--- start Provided data ---

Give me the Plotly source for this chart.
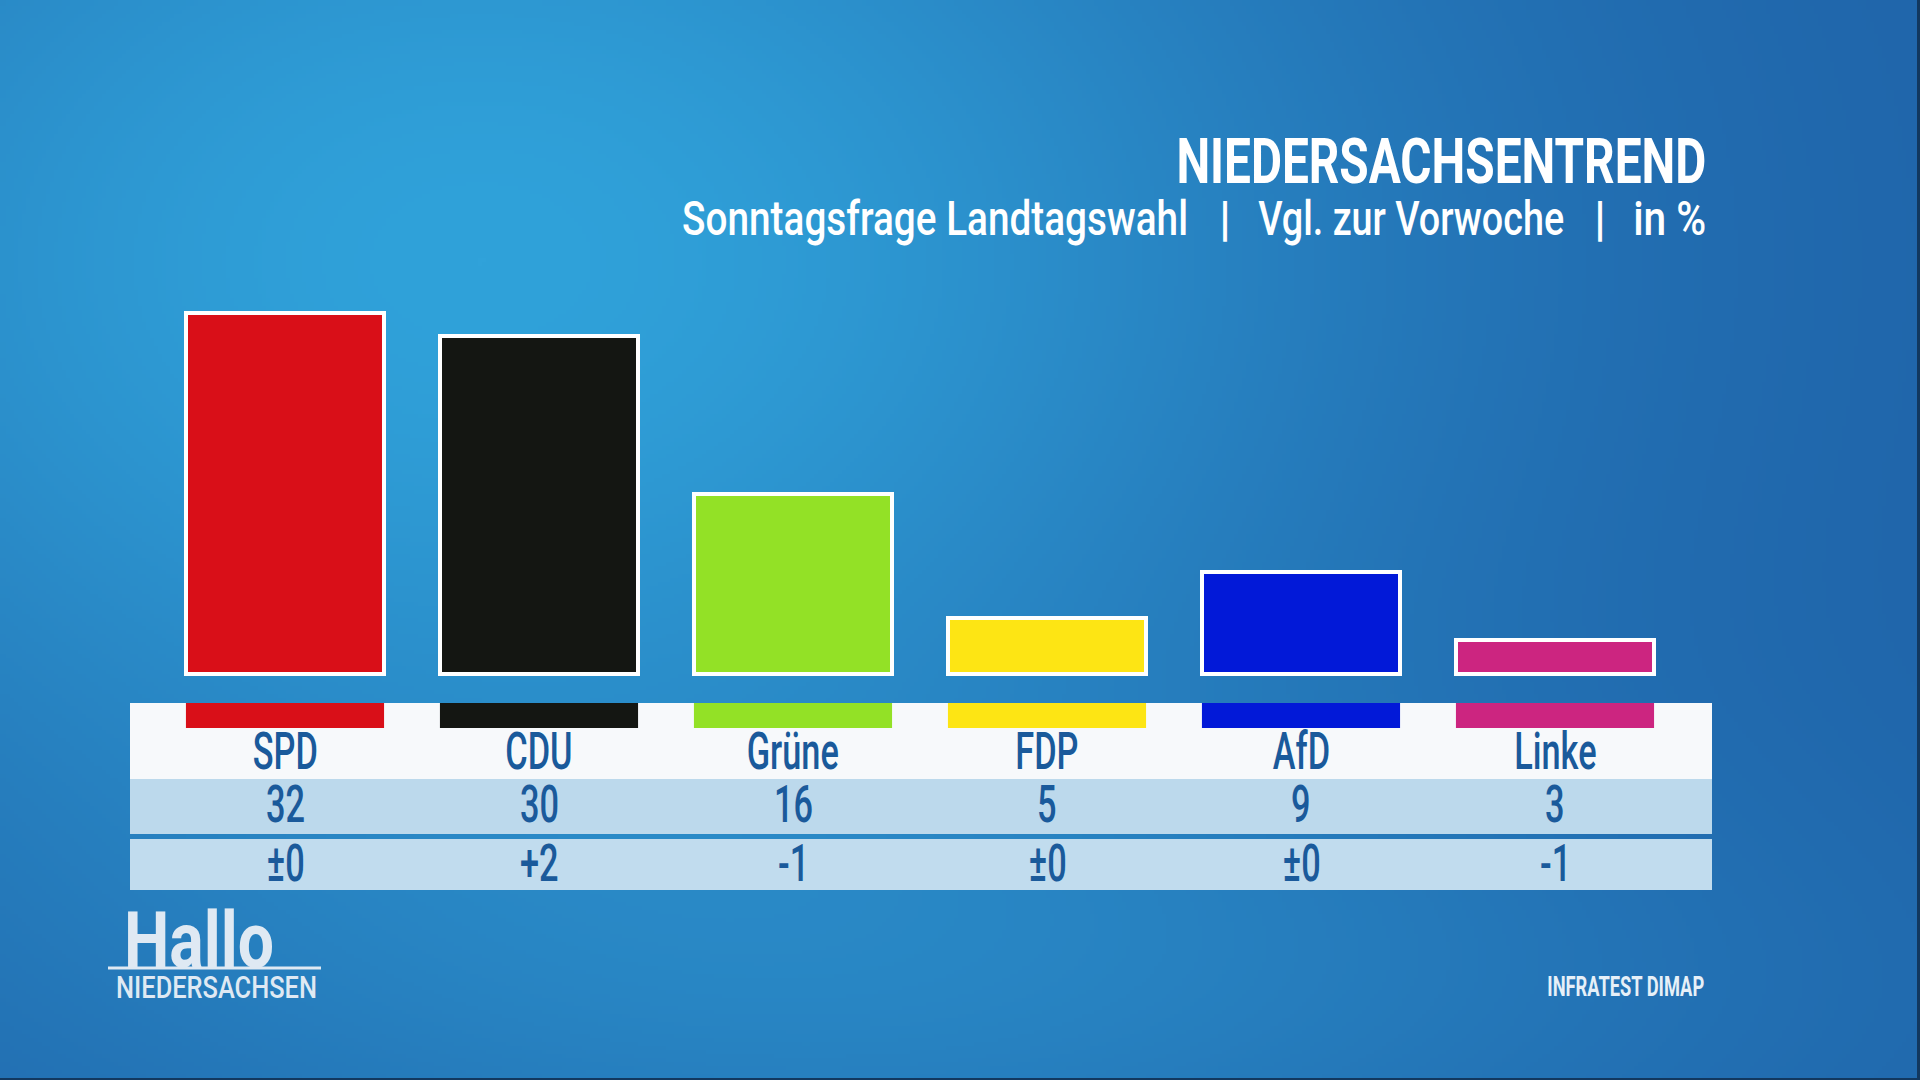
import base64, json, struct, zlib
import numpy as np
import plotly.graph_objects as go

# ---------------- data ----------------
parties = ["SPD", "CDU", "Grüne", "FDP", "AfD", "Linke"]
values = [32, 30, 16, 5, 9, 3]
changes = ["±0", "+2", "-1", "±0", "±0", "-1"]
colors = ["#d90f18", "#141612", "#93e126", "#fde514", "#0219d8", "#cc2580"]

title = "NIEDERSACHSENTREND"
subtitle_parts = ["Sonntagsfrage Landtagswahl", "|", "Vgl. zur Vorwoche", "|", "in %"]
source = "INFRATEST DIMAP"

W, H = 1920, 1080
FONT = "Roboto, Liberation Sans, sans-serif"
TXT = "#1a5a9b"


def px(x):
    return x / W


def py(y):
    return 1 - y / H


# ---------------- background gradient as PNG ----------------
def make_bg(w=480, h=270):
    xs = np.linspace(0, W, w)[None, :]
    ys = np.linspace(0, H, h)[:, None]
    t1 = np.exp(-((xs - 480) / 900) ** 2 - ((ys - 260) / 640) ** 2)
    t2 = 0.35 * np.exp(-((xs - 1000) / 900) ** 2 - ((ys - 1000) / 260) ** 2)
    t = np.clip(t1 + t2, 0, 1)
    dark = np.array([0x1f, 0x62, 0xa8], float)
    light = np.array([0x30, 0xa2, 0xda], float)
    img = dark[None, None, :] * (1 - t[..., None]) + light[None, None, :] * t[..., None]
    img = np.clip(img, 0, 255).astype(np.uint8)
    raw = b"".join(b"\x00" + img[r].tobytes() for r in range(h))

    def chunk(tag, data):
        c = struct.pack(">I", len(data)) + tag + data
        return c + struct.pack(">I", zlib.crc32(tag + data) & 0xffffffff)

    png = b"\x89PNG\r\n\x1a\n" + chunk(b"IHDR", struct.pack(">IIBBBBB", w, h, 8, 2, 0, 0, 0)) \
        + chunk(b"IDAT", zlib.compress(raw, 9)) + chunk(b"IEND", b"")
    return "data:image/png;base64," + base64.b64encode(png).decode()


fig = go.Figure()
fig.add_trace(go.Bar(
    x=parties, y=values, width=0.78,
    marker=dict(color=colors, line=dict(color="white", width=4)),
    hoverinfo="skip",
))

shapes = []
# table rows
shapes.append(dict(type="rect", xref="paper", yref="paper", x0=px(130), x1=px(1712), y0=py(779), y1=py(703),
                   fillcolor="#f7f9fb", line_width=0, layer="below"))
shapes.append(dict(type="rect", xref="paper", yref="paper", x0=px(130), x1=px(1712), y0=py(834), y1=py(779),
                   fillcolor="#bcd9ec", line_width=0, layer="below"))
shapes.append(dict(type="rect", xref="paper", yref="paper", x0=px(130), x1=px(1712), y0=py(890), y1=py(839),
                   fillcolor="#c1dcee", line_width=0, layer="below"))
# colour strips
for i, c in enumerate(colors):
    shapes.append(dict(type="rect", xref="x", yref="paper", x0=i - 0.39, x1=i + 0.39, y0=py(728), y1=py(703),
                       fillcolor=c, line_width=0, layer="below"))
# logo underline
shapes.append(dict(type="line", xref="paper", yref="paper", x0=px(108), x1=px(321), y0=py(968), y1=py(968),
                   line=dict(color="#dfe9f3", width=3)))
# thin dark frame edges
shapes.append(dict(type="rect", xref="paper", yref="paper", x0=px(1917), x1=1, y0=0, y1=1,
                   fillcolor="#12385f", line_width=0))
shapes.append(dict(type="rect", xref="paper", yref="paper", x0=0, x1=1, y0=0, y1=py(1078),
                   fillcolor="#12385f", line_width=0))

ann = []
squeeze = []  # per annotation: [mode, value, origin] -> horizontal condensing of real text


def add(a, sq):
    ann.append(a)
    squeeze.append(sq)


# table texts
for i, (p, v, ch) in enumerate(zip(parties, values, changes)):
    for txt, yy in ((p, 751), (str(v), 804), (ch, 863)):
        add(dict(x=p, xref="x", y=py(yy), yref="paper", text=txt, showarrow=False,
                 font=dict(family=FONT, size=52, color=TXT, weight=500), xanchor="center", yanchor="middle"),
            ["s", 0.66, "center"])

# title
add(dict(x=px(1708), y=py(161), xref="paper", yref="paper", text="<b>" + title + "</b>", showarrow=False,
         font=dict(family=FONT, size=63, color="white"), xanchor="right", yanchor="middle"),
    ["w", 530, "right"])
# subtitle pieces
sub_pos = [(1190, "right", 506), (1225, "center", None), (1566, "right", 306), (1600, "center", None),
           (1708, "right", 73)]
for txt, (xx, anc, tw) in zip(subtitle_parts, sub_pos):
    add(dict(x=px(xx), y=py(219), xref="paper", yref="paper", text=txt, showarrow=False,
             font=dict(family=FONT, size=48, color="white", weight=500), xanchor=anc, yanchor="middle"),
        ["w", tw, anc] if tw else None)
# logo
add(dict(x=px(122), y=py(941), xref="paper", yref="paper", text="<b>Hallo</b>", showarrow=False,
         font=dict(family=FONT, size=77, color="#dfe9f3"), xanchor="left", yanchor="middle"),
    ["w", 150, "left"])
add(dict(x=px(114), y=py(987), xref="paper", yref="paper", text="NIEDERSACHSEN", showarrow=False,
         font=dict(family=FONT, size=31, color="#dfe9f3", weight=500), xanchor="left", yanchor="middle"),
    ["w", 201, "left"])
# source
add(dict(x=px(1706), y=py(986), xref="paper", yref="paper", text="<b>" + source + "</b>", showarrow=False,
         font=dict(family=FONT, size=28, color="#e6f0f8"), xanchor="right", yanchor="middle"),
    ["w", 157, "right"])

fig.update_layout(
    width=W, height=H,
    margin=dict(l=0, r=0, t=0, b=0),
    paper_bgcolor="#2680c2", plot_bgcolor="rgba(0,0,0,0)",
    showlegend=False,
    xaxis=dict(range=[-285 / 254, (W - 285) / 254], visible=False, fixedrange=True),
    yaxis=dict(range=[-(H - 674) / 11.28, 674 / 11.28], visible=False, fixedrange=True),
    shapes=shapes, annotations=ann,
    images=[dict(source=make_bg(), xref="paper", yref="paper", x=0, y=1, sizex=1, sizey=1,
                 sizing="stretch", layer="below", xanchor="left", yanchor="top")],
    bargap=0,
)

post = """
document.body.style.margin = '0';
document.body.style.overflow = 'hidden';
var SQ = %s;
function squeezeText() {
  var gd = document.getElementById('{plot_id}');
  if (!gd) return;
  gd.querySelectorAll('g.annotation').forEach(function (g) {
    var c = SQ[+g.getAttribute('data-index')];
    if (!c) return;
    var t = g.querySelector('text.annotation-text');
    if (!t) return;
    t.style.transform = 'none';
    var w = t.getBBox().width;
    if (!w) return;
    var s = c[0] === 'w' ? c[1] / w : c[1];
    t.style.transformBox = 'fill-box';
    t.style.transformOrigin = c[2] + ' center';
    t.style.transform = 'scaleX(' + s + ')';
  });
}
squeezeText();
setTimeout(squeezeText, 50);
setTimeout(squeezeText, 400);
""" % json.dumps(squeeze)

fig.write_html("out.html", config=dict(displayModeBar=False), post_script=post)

--- end Provided data ---

- **Required work**:
Repeat only the lines between the start of the data and the line with "r in range(h))", including those two lines, and skip the pictures.

- **Solution for this exercise**:
Give me the Plotly source for this chart.
import base64, json, struct, zlib
import numpy as np
import plotly.graph_objects as go

# ---------------- data ----------------
parties = ["SPD", "CDU", "Grüne", "FDP", "AfD", "Linke"]
values = [32, 30, 16, 5, 9, 3]
changes = ["±0", "+2", "-1", "±0", "±0", "-1"]
colors = ["#d90f18", "#141612", "#93e126", "#fde514", "#0219d8", "#cc2580"]

title = "NIEDERSACHSENTREND"
subtitle_parts = ["Sonntagsfrage Landtagswahl", "|", "Vgl. zur Vorwoche", "|", "in %"]
source = "INFRATEST DIMAP"

W, H = 1920, 1080
FONT = "Roboto, Liberation Sans, sans-serif"
TXT = "#1a5a9b"


def px(x):
    return x / W


def py(y):
    return 1 - y / H


# ---------------- background gradient as PNG ----------------
def make_bg(w=480, h=270):
    xs = np.linspace(0, W, w)[None, :]
    ys = np.linspace(0, H, h)[:, None]
    t1 = np.exp(-((xs - 480) / 900) ** 2 - ((ys - 260) / 640) ** 2)
    t2 = 0.35 * np.exp(-((xs - 1000) / 900) ** 2 - ((ys - 1000) / 260) ** 2)
    t = np.clip(t1 + t2, 0, 1)
    dark = np.array([0x1f, 0x62, 0xa8], float)
    light = np.array([0x30, 0xa2, 0xda], float)
    img = dark[None, None, :] * (1 - t[..., None]) + light[None, None, :] * t[..., None]
    img = np.clip(img, 0, 255).astype(np.uint8)
    raw = b"".join(b"\x00" + img[r].tobytes() for r in range(h))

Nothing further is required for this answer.